Tomorrow Raif Badawi, 31, a Saudi Arabian blogger, will receive another round of lashes. He was sentenced in 2014 to ten years in prison and 1000 lashes, which will last for 19 weeks in total.
Badawi was arrested and accused of apostasy, disaffiliation from a religion, in 2012. He was accused of insulting Islam, through his website, Liberal Saudi Network, which he started in order to encourage political and religious debate in his country. Badawi is already serving his sentence, which entails ten years in prison and 1000 lashes.
Last Friday, just two days after Charlie Hebdo’s massacre, where world leaders, including the French ambassador of Saudi Arabia, came together to condemn Charlie Hebdo’s attack and to march for freedom of speech, Badawi received the first 50 lashes in front of a mosque in Jeddah.
Tomorrow he will receive more. The only way for him to avoid tomorrow’s lashes, is through bad health conditions caused by the previous flogging. Whether or not this is the case, a doctor’s examination will decide, however as it hasn’t been confirmed yet, the flogging will continue as planned.
“There was a very large gathering [of people]. They brought out Raif from the prison car and put him in front of people gathered in a circle around him. Then the officer lashed him 50 times. After the lashing the gathered people shouted in one voice saying “God is great,” and they took Raif and returned him to prison,” a witness of the first flogging told Human Rights Watch.
Badawi is married and the father of three children. His wife Ensaf Haidar and the children have been living in Canada since 2013, where they found asylum after they faced persecution in the Arab world. Haidar, talked about the forthcoming lashes and she explained that he will not stand the second round due to poor health.
"What I felt was indescribable,” Haidar said about her husband’s first round of punishment, “It was an indescribable mixture of sadness and pain."
Badawi’s case has raised public outrage all around the world. Several governments, USA, Canada, Germany, and Norway condemned the flogging. Human rights activists and organizations are also trying to raise awareness.
The director of Amnesty International UK, Kate Allen, is asking on Amnesty’s press release today UK’s government to intensify its reactions to the case.
“David Cameron and his ministers should have the courage of their convictions and say - loud and clear - that Raif Badawi’s case is an absolute disgrace, that this weekly flogging should be halted and he should be freed from jail. At the very least the Foreign Office should be calling in the Saudi ambassador and telling him this in person if they haven’t already done so,” said Allen.

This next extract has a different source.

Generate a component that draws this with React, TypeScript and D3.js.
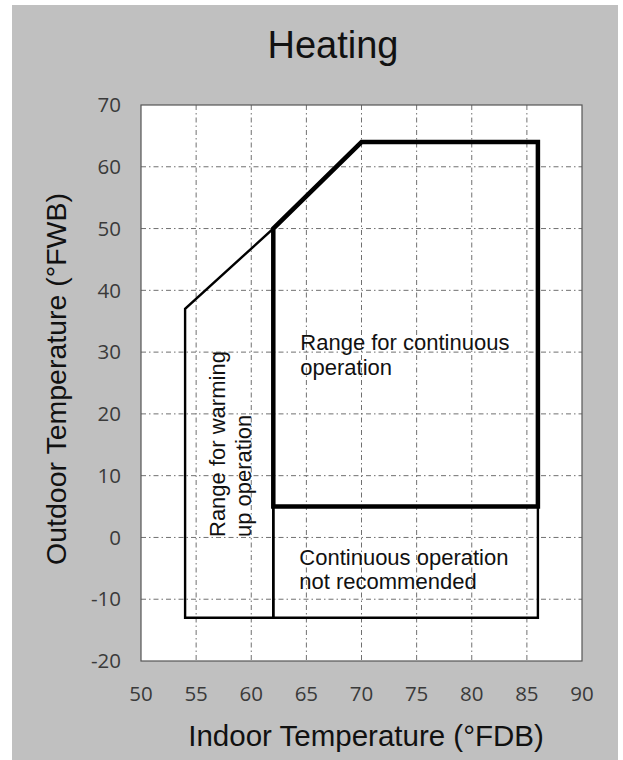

“Corporal punishment is nothing new in Saudi Arabia, but publicly lashing a peaceful activist merely for expressing his ideas sends an ugly message of intolerance. Saudi Arabia is showing a willingness to inflict vicious and cruel punishments on writers whose views it rejects,” said Sarah Leah Whitson, executive director of Human Rights Watch’s Middle East and North Africa Division.
Reporters Without Borders (RWB), a French based non- governmental organization fighting for the freedom of press, urges King Abdullah bin Abdul-Aziz Al Saud of Saudi Arabia to pardon Badawi and calls for people to sign a relevant petition on its website. According to RWB, 30967 people have already signed it.
“I told our children about the news last week so that they would not find out about it from friends at school. It is a huge shock for them. International pressure is crucial; I believe if we keep up the support it will eventually pay off,” said Haidar, Badawi’s wife.